Life’s little mishaps are more fun when you make it into a game! It’s my mum’s 53rd birthday today so I put together a drinking game for birthday celebrations. It’s perhaps most suitable for people who lead dysfunctional lives.
Take one sip of beer for…
– Every birthday card you receive that includes.
A) A senile old woman/man (n/a if you’re turning 70 or above).
B) A fluffy animal with a paper hat and/or cake.
C) An ‘inspirational message’.
– Every time someone screws up a word in the Happy Birthday Song.
– Every candle on your cake.
Take two sips of beer for…
– Every birthday card that includes a bible quote or an otherwise very religious message.
– Every gift that is a bible or a hymn book (take three if you’re openly not religious).

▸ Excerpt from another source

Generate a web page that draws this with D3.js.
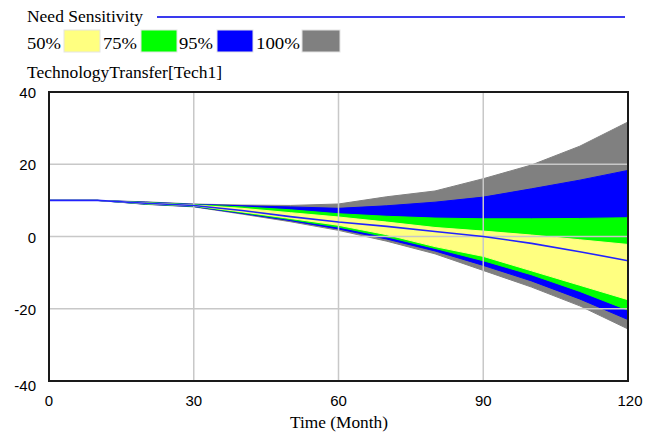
<!DOCTYPE html>
<html>
<head>
<meta charset="utf-8">
<script src="https://cdn.jsdelivr.net/npm/d3@7"></script>
<style>
  body { margin: 0; background: #fff; }
  svg { display: block; }
</style>
</head>
<body>
<div id="chart"></div>
<script>
// values (Time in months)
const months = [0, 10, 20, 30, 40, 50, 60, 70, 80, 90, 100, 110, 120];
const maxVals = [10, 10, 9.6, 9.0, 8.7, 8.6, 9.0, 11.0, 12.6, 16.0, 19.8, 25.0, 31.7];
const p975 = [10, 10, 9.5, 8.9, 8.5, 8.2, 7.8, 8.5, 9.5, 10.9, 13.2, 15.6, 18.3];
const p875 = [10, 10, 9.4, 8.8, 8.2, 7.4, 6.3, 5.6, 5.1, 4.9, 4.9, 5.0, 5.2];
const p75 = [10, 10, 9.3, 8.7, 7.8, 6.6, 5.4, 4.0, 2.5, 1.5, 0.4, -0.9, -2.2];
const median = [10, 10, 9.2, 8.6, 7.2, 5.5, 4.0, 2.8, 1.4, 0.0, -1.9, -4.2, -6.7];
const p25 = [10, 10, 9.1, 8.5, 6.8, 5.0, 3.1, 0.5, -2.8, -5.5, -9.5, -13.5, -17.5];
const p125 = [10, 10, 9.0, 8.4, 6.6, 4.7, 2.6, -0.1, -3.3, -6.7, -10.6, -15.2, -20.4];
const p025 = [10, 10, 8.95, 8.3, 6.4, 4.4, 2.1, -0.7, -4.0, -8.0, -12.3, -17.3, -23.0];
const minVals = [10, 10, 8.9, 8.2, 6.2, 4.1, 1.7, -1.3, -4.8, -9.4, -14.0, -19.2, -25.6];

const xTicks = [0, 30, 60, 90, 120];
const yTicks = [40, 20, 0, -20, -40];
const legendLabels = ['50%', '75%', '95%', '100%'];

const title = 'Need Sensitivity';
const varName = 'TechnologyTransfer[Tech1]';
const xTitle = 'Time (Month)';

// styles
const bandFill = {'50%': '#ffff80', '75%': '#00ff00', '95%': '#0000ff', '100%': '#808080'};
const lineColor = '#2222ff';
const gridColor = '#c8c8c8';
const serif = '"Liberation Serif", "Times New Roman", serif';
const sans = '"Liberation Sans", Arial, sans-serif';

const width = 645, height = 432;
const plot = {left: 49, right: 628, top: 92, bottom: 381};

const svg = d3.select('#chart').append('svg')
  .attr('width', width)
  .attr('height', height);

const x = d3.scaleLinear().domain([0, 120]).range([plot.left, plot.right]);
const y = d3.scaleLinear().domain([-40, 40]).range([plot.bottom, plot.top]);

// band table: lower / upper percentile for each legend entry
const bands = [
  {key: '100%', lo: minVals, hi: maxVals},
  {key: '95%', lo: p025, hi: p975},
  {key: '75%', lo: p125, hi: p875},
  {key: '50%', lo: p25, hi: p75}
];

/* header: title + series line, then legend */
svg.append('text')
  .attr('x', 27).attr('y', 22)
  .attr('textLength', 116).attr('lengthAdjust', 'spacingAndGlyphs')
  .style('font-family', serif).style('font-size', '16px')
  .text(title);

svg.append('line')
  .attr('x1', 157).attr('x2', 625)
  .attr('y1', 17).attr('y2', 17)
  .style('stroke', '#3a3aee')
  .style('stroke-width', '2px');

const legendX = [27, 103, 179, 256];
const legendBoxX = [64, 141, 217, 302];
const legendBoxW = [36, 36, 36, 38];

const legend = svg.append('g').attr('class', 'legend')
  .selectAll('g')
  .data(legendLabels)
  .enter().append('g');

legend.append('text')
  .attr('x', (d, i) => legendX[i])
  .attr('y', 49)
  .attr('textLength', d => d.length === 4 ? 44 : 34)
  .attr('lengthAdjust', 'spacingAndGlyphs')
  .style('font-family', serif).style('font-size', '16px')
  .text(d => d);

legend.append('rect')
  .attr('x', (d, i) => legendBoxX[i])
  .attr('y', 30)
  .attr('width', (d, i) => legendBoxW[i])
  .attr('height', 22)
  .style('fill', d => bandFill[d])
  .style('stroke', '#e4e4e4')
  .style('stroke-width', '1px');

svg.append('text')
  .attr('x', 27).attr('y', 78)
  .attr('textLength', 195).attr('lengthAdjust', 'spacingAndGlyphs')
  .style('font-family', serif).style('font-size', '16px')
  .text(varName);

/* plot body */
svg.append('defs').append('clipPath').attr('id', 'plotClip')
  .append('rect')
  .attr('x', plot.left).attr('y', plot.top)
  .attr('width', plot.right - plot.left)
  .attr('height', plot.bottom - plot.top);

const body = svg.append('g').attr('clip-path', 'url(#plotClip)');

const area = d3.area()
  .x(d => x(d.t))
  .y0(d => y(d.lo))
  .y1(d => y(d.hi));

body.append('g').attr('class', 'bands')
  .selectAll('path')
  .data(bands)
  .enter().append('path')
  .attr('d', b => area(months.map((t, i) => ({t: t, lo: b.lo[i], hi: b.hi[i]}))))
  .style('fill', b => bandFill[b.key])
  .style('stroke', b => bandFill[b.key])
  .style('stroke-width', '1px');

// gridlines sit over the bands
const grid = body.append('g').attr('class', 'grid');
grid.selectAll('line.v')
  .data(xTicks.slice(1, -1))
  .enter().append('line').attr('class', 'v')
  .attr('x1', d => x(d)).attr('x2', d => x(d))
  .attr('y1', plot.top).attr('y2', plot.bottom)
  .style('stroke', gridColor).style('stroke-width', '1.5px');
grid.selectAll('line.h')
  .data(yTicks.slice(1, -1))
  .enter().append('line').attr('class', 'h')
  .attr('x1', plot.left).attr('x2', plot.right)
  .attr('y1', d => y(d)).attr('y2', d => y(d))
  .style('stroke', gridColor).style('stroke-width', '1.5px');

const line = d3.line()
  .x(d => x(d.t))
  .y(d => y(d.v));

body.append('path')
  .datum(months.map((t, i) => ({t: t, v: median[i]})))
  .attr('d', line)
  .style('fill', 'none')
  .style('stroke', lineColor)
  .style('stroke-width', '1.6px');

// frame
svg.append('rect')
  .attr('x', plot.left).attr('y', plot.top)
  .attr('width', plot.right - plot.left)
  .attr('height', plot.bottom - plot.top)
  .style('fill', 'none')
  .style('stroke', '#1a1a1a')
  .style('stroke-width', '2px');

/* axes labels */
svg.append('g').attr('class', 'yTicks')
  .selectAll('text')
  .data(yTicks)
  .enter().append('text')
  .attr('x', 36)
  .attr('y', d => d === -40 ? y(d) + 10 : y(d) + 6)
  .attr('text-anchor', 'end')
  .style('font-family', sans).style('font-size', '15px')
  .text(d => d);

svg.append('g').attr('class', 'xTicks')
  .selectAll('text')
  .data(xTicks)
  .enter().append('text')
  .attr('x', d => x(d) + (d === 120 ? 2 : 0))
  .attr('y', 406)
  .attr('text-anchor', 'middle')
  .style('font-family', sans).style('font-size', '15px')
  .text(d => d);

svg.append('text')
  .attr('x', 339).attr('y', 428)
  .attr('text-anchor', 'middle')
  .attr('textLength', 98).attr('lengthAdjust', 'spacingAndGlyphs')
  .style('font-family', serif).style('font-size', '16px')
  .text(xTitle);
</script>
</body>
</html>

– Every gift where the gift giver says “I saw it and I thought of you immediately!” and you/the recipient is confused/offended.
Take a mouthful of wine for…
– Every singer that is completely tone deaf when singing Happy Birthday.
– Every card that shows up from relatives that you haven’t spoken to in years.
– Every piece of cheese and chocolate, because it’s a yummy combination.
Down half a bottle of vodka…
– For every family member or close friend that forgets your birthday.
– If your significant other breaks up with you on your birthday.
– No one turns up to your birthday party.
Down a bottle of tequila if…
– A birthday stripper shows up.
– A gift turns out to be a sex toy, and has been opened in front of friends and family.
– A gift turns out to be a pet that you didn’t want.
– Your age now ends with a zero (40, 50, 60 and yes, 10 counts too).
Down the entire keg if…
– Your age now ends with two zeroes.
– The pet that you were gifted died while in the gift box.